## Material provided
● ● ● ● ●
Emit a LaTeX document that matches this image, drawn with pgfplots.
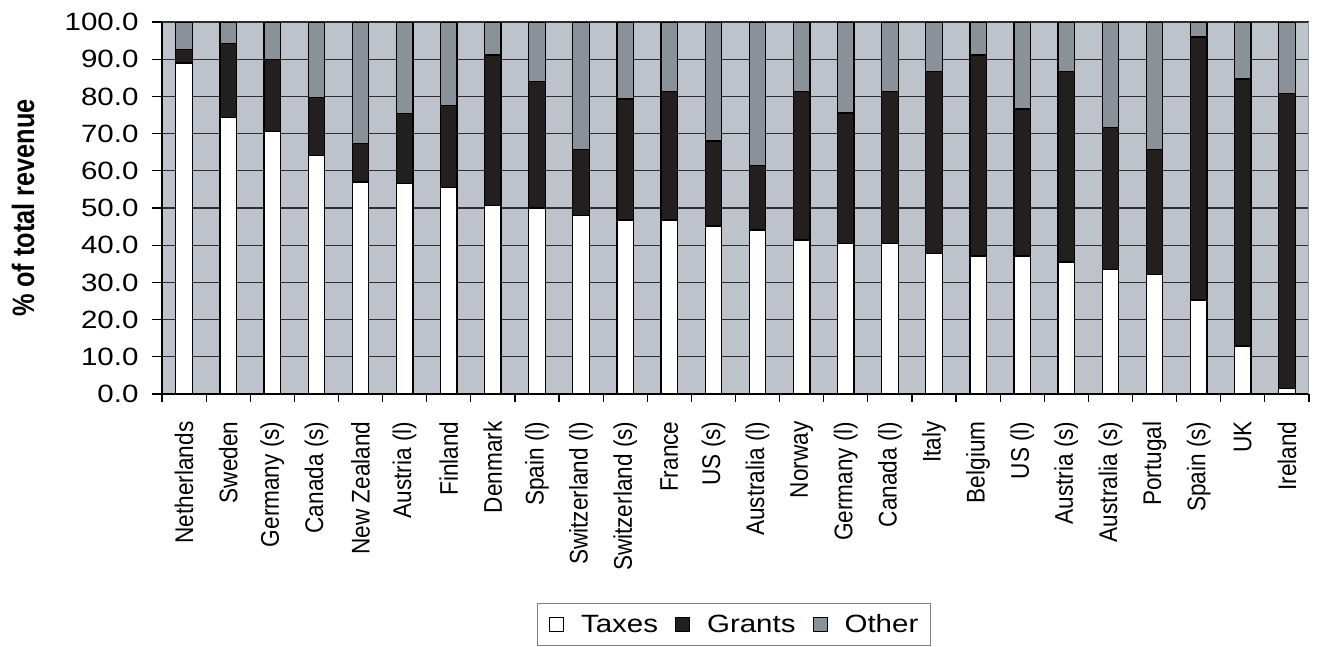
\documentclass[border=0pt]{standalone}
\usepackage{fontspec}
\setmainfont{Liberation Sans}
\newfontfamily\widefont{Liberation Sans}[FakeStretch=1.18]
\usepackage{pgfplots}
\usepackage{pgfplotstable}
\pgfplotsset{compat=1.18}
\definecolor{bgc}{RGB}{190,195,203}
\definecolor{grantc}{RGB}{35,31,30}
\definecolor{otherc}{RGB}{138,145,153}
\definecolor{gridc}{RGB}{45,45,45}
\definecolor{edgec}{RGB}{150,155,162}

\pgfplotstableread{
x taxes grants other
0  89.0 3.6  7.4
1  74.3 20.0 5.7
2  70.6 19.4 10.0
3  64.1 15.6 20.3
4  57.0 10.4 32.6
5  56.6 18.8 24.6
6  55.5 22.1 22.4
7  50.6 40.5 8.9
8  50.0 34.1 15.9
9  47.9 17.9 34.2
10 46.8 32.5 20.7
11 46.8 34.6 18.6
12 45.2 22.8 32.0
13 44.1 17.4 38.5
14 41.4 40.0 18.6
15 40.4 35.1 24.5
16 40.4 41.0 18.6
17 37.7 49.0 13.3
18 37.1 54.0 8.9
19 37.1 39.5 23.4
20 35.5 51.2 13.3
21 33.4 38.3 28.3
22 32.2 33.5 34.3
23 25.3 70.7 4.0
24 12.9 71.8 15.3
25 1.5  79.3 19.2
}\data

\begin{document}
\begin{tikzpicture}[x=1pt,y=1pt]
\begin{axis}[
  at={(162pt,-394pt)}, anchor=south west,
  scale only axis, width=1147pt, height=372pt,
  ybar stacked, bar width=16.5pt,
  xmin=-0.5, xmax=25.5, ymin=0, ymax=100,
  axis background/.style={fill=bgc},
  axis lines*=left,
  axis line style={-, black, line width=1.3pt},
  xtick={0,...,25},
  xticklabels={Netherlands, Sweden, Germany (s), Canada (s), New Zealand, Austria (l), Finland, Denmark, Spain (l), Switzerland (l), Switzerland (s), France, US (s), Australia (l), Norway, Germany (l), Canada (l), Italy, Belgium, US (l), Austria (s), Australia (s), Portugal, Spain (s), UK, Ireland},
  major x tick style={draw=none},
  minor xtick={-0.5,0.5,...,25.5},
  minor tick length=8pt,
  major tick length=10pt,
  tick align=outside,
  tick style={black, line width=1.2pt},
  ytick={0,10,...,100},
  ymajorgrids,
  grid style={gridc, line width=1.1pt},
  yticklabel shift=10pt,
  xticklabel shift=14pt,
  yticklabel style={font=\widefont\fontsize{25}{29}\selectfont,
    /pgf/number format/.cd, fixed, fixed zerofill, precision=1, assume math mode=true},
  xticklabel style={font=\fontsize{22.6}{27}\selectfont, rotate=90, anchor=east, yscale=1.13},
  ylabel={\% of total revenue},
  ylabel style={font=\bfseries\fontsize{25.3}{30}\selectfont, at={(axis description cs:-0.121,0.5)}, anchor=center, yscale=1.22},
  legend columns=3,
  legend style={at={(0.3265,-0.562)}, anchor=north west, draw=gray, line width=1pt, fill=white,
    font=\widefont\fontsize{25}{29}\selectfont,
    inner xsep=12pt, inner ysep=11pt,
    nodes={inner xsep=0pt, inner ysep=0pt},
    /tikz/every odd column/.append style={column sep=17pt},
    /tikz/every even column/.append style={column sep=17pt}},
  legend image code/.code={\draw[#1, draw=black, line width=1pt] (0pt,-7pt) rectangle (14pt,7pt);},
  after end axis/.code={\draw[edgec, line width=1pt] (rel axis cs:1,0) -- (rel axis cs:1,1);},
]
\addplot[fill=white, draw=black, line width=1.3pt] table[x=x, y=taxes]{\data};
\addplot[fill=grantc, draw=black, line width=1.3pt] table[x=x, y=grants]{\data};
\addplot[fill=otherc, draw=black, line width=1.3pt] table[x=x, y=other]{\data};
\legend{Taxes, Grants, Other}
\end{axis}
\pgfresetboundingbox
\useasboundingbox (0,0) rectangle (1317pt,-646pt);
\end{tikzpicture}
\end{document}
● ● ● ● ●
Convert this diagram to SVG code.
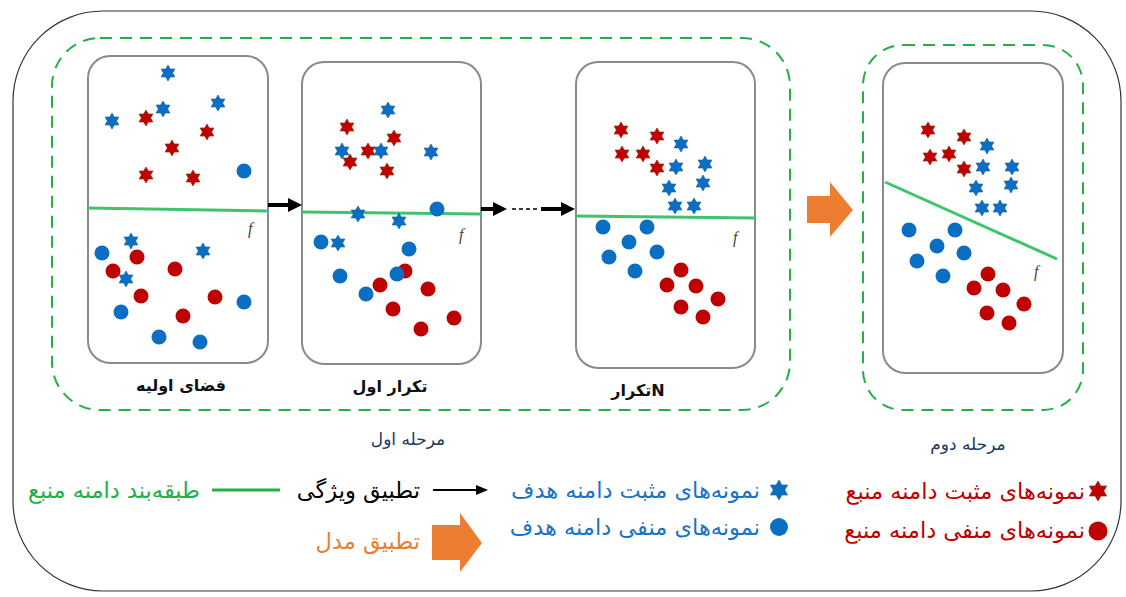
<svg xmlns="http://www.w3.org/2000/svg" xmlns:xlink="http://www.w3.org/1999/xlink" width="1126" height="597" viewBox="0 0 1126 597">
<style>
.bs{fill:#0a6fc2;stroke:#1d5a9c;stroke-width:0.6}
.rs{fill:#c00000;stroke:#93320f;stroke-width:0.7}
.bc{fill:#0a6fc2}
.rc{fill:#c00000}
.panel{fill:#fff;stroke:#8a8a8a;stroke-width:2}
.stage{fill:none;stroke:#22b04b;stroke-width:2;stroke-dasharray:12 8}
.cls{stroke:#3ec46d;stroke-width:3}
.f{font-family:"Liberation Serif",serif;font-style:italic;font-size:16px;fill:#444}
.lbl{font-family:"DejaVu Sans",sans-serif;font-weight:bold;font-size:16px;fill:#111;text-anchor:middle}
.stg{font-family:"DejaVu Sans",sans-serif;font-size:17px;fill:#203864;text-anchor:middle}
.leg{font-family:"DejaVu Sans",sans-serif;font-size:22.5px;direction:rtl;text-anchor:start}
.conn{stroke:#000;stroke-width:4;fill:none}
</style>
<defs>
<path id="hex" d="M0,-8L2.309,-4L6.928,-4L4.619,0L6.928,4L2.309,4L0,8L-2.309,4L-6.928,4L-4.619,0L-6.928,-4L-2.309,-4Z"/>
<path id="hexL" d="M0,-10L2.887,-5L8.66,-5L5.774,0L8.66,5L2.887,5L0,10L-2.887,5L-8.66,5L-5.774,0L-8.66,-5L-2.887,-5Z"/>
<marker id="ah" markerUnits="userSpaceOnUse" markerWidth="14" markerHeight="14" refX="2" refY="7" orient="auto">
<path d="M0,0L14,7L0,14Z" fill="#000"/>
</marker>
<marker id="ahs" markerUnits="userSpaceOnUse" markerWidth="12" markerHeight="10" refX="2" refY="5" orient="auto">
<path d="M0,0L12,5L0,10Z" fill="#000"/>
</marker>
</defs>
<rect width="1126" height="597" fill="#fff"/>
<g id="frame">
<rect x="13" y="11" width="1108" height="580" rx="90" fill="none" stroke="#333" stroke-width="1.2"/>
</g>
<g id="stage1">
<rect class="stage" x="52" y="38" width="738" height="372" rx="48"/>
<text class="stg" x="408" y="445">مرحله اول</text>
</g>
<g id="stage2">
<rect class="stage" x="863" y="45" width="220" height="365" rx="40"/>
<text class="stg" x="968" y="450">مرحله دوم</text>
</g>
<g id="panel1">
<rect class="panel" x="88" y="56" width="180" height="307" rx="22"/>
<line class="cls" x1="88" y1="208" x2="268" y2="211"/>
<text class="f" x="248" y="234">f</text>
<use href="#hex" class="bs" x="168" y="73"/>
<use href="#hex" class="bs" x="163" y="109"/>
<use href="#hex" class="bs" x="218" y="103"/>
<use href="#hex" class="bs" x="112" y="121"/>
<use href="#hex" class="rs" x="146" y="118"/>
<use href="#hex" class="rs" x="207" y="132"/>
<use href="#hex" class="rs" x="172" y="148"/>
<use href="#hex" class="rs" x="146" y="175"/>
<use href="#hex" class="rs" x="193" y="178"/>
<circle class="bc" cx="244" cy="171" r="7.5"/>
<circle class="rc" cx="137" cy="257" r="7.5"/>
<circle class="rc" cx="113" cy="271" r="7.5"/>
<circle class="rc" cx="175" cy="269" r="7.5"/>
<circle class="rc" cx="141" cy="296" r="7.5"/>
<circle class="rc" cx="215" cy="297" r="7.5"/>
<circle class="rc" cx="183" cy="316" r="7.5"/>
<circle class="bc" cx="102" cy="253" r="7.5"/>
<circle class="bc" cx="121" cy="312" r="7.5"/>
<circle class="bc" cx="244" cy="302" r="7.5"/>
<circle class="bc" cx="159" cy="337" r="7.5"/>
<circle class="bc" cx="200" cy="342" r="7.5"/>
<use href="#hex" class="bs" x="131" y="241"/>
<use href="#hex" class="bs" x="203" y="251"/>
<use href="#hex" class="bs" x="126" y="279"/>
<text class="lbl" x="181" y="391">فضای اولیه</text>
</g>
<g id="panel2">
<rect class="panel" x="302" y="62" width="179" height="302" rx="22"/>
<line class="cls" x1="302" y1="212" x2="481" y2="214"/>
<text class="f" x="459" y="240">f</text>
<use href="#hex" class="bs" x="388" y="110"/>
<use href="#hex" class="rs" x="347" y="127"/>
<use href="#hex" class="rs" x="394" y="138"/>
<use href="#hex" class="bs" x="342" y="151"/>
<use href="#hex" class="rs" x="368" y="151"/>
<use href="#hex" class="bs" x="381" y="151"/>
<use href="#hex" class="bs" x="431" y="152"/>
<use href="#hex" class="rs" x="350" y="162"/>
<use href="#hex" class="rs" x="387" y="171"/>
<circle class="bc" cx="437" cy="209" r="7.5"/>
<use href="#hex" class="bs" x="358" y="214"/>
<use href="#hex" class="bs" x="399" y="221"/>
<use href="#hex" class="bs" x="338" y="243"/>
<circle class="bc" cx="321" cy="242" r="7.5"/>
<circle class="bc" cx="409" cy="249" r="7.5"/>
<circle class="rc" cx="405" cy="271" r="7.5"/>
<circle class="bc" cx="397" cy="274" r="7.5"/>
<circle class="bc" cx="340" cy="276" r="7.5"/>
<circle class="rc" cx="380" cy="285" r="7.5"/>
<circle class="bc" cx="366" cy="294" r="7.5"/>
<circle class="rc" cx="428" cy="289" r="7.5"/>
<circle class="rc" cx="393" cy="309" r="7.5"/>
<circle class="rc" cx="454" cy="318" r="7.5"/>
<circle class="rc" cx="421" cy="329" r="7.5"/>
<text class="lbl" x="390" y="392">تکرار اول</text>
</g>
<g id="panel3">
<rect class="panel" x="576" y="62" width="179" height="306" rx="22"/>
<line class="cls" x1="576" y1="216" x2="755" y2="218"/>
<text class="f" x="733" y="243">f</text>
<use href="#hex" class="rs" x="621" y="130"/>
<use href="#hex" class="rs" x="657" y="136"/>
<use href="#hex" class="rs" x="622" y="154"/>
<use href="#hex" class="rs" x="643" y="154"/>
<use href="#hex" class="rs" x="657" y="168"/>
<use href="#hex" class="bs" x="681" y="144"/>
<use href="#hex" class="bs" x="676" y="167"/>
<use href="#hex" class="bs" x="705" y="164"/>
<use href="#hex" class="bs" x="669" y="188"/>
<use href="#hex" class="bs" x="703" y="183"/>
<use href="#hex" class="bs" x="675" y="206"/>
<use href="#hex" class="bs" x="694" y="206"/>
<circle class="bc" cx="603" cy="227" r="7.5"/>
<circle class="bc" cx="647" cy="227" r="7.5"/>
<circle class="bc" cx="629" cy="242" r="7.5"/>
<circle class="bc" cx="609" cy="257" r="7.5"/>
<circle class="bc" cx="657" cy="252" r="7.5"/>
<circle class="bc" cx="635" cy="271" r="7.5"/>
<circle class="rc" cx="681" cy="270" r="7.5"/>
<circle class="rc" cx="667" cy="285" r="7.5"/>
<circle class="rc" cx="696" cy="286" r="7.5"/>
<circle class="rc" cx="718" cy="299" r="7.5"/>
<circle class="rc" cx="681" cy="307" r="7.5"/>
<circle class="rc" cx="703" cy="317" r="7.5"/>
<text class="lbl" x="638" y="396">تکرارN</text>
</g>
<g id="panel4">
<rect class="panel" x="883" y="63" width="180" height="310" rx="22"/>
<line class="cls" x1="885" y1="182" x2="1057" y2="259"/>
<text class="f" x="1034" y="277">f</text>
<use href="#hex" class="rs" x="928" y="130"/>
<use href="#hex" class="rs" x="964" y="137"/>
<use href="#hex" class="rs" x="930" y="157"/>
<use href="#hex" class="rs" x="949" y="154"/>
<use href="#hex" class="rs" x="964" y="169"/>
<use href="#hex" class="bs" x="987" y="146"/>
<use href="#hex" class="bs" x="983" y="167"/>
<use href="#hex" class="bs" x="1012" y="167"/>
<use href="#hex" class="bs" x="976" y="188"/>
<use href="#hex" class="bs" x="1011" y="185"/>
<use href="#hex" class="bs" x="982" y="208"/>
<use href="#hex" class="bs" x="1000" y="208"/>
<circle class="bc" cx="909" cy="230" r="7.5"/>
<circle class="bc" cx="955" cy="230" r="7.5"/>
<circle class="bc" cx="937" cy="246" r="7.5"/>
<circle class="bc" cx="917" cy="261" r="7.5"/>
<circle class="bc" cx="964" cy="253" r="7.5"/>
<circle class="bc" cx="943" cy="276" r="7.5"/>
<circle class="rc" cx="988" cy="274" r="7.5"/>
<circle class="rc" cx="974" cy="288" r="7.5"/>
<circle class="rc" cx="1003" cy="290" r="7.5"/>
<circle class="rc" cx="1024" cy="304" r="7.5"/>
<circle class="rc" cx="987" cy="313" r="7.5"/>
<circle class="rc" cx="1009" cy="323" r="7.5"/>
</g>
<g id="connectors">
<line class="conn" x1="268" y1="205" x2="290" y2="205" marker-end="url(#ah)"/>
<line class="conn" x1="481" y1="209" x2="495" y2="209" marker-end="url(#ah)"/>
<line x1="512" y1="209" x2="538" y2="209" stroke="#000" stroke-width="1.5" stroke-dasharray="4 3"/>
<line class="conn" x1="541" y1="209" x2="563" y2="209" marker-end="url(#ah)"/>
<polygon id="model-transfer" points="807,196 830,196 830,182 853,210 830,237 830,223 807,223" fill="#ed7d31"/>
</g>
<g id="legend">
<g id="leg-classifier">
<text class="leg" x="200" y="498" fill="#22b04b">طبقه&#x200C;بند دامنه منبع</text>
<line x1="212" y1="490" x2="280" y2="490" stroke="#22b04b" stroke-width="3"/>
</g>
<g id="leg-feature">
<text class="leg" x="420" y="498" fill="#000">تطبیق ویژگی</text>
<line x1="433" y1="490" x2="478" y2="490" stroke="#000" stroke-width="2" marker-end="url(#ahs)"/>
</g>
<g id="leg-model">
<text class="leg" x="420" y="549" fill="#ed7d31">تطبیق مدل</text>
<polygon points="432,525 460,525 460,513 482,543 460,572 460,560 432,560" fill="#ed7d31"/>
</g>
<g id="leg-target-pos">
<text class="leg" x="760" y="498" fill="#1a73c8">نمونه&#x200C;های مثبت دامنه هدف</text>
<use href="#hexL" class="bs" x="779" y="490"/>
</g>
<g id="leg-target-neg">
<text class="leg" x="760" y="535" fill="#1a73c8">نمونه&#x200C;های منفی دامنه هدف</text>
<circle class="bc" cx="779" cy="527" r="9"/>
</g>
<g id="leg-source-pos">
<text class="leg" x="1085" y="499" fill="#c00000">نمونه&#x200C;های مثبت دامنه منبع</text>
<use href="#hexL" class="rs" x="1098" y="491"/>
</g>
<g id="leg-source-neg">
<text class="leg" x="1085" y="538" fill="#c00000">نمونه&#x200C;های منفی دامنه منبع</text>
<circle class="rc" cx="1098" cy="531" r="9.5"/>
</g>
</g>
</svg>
● ● ● ● ●
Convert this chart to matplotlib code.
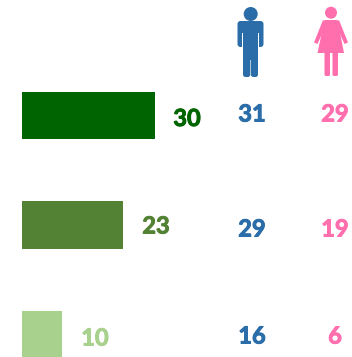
● ● ● ● ●
All lines above with "Convert" in them should be returned.

## Result
Convert this diagram to SVG code.
Convert this chart to matplotlib code.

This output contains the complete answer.